Friday, December 13, 2013

Getting the Most Out of a Conference

Many of you are planning your 2014 conference landscape including experiences like edcampSTL, METC, and ISTE.  As a part of your planning, it is time to take some steps to make sure that you get the most out of the your conference experiences. Too often, we rush out of our buildings at the last minute to head to the airport to attend a conference with the details of school flooding through our heads. When we land at the conference, it takes us a few days to decompress, get in the mindset to learn, and inevitably the conference is coming to an end when we are primed for our best growth. To avoid this, think about trying one or more of the following ideas as a way to get the most out of your time with your colleagues from throughout the nation.

1. Think about how you are going to organize your thoughts throughout the conference. How will you organize your notes to make them last beyond the conference? One suggestion would be to write a daily blog post or e-mail summary of the day for your staff. This time of reflection and synthesis are key for ideas to germinate and spread into your building and beyond. Do you have a blog? Look to Wordpress or Blogger for free places to start your digital story. Publishing your thoughts helps spread ideas to places beyond your office and your school.

2. Begin learning on Twitter. There has been no better space to grow professionally over the last five years than through the set of loose connections and networks that Twitter can provide. There are tons of great resources on how to start using Twitter, and I’d be happy to help if you reach out to me on Twitter @ideaguy42. Throughout the conference, the best ideas, resources, and conversations will be on Twitter with school leaders at the conference and beyond.
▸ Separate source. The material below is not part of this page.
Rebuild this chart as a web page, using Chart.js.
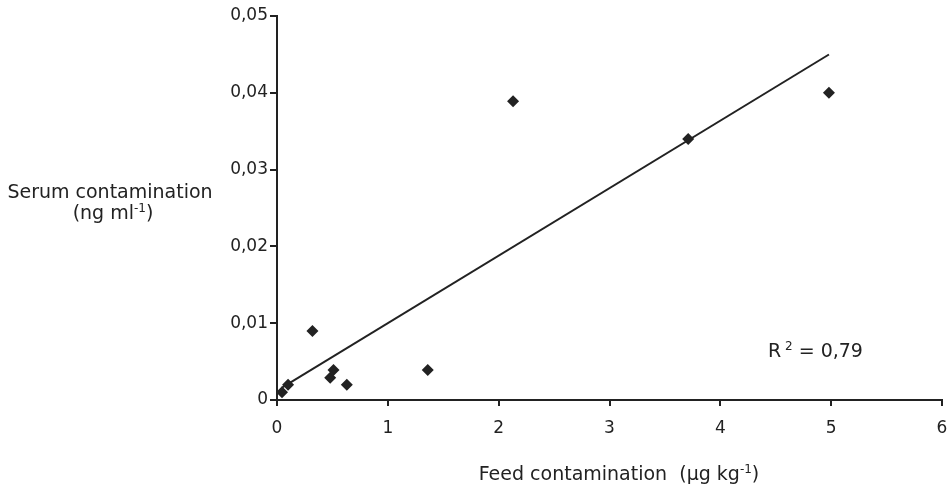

Get started now, so that you can get past the learning curve on how to use Twitter, so that learning will be front and center.

3. Connect with another learner that is attending before you arrive. It is certainly great to have those random meetings in sessions, but it is also helpful to start a new conversation today. Conferences are best when people are able to bring electronic or phone conversations to life face-to-face. It is also a great idea to reach out to someone that you wouldn’t normally talk to at the conference, someone that is outside of your normal comfort zone as those conversations bear some of the greatest fruit.

4. Watch a TED talk. It is important to get in the mode of thinking and exploring ideas, and there is no better place to do that than TED.com. Thousands of incredible ideas are spread through this network each day. Most of the ideas aren’t specifically about education, but they are ideas that provide some lateral capacity building for school leaders. This fresh capacity can bring a new lens to our work, and it can also provide us with ideas that we can carry into education from fields as diverse as botany, rocket science, and poetry.

5. Be ready to share the best stuff at your school. It is so important that the conference feels like a rich marketplace of ideas, and every school has trapped wisdom and ideas that are worth sharing. What three programs are excellent at your school? Why are they excellent? Telling your story to others also helps you and your building grow.